I see that there are some old versions in "QIIME" format. Does anyone have advice on how to modify/train these files to be able to use them in our qiime2 run?

Thankful for any help!

Rune

Nicholas_Bokulich · March 8, 2018, 2:54pm

Hi @RuneGronseth,
QIIME1-compatible files will be QIIME2-compatible. So you can use the "QIIME" taxonomy and fasta files as they are. It looks like only an older version of the fasta files is qiime compatible. To convert the v. 15.1 fasta to be QIIME2 compatible, check out the v. 13.2 in qiime format; you just need to:

remove everything from the fasta header lines except for the seq ID
make sure the sequences are not aligned. No gaps! No lowercase characters!
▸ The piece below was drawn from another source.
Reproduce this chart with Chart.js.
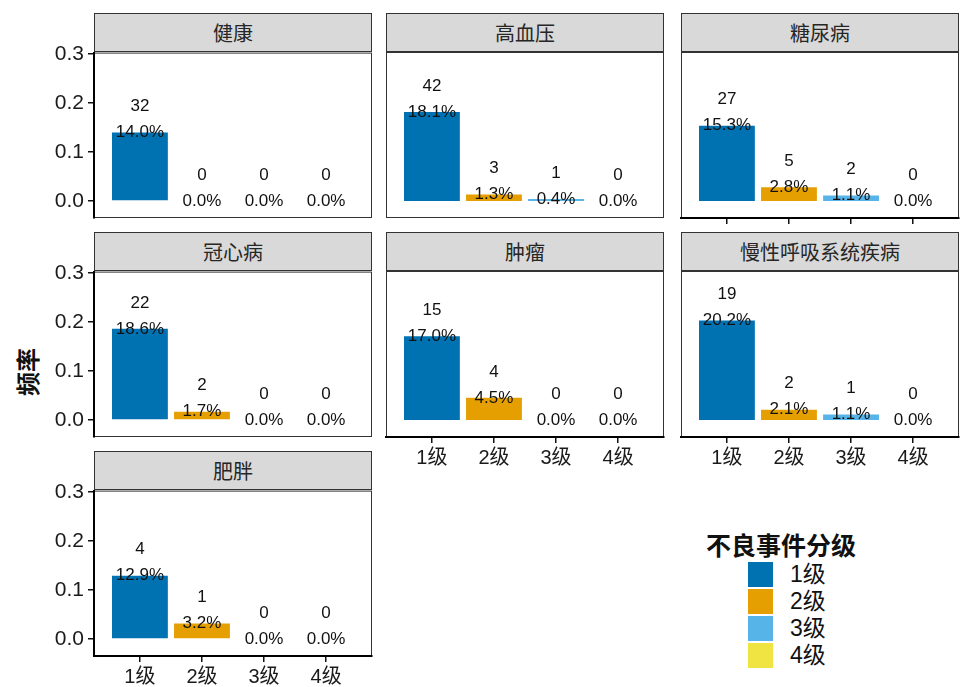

Then you can import to QIIME2 and use for classifier training and taxonomy classification as described in this tutorial. That tutorial just covers the naive bayes machine learning classifier in QIIME2 — that should work great on this dataset since it's 16S, but there are other classifiers (taxonomy consensus classifiers based on BLAST+ and vsearch) in case you want to give those a try.

I hope that helps!

RuneGronseth · March 9, 2018, 3:11pm

Thank you so much! I'm not that experienced in grep commands, would there be a simple command to just erase everything after the occurrence of a vertical bar and before the next line shift?

Thanks!

Rune

ebolyen · March 13, 2018, 8:33pm

Hi @RuneGronseth,

Sorry for the delayed response.

There is, but in unix nothing is simple, just always possible. The program you need is sed and here's an invocation that should work:

 sed 's/|.*//' path/to/your/sequences.fasta > cleaned.fasta

which means, search a line (s), until you match a pipe and anything after (|.*), then replace it with nothing. The / are delimiters for the terms, which doesn't help the readability either.

Hope that helps!

system · April 14, 2018, 2:34am

This topic was automatically closed 31 days after the last reply. New replies are no longer allowed.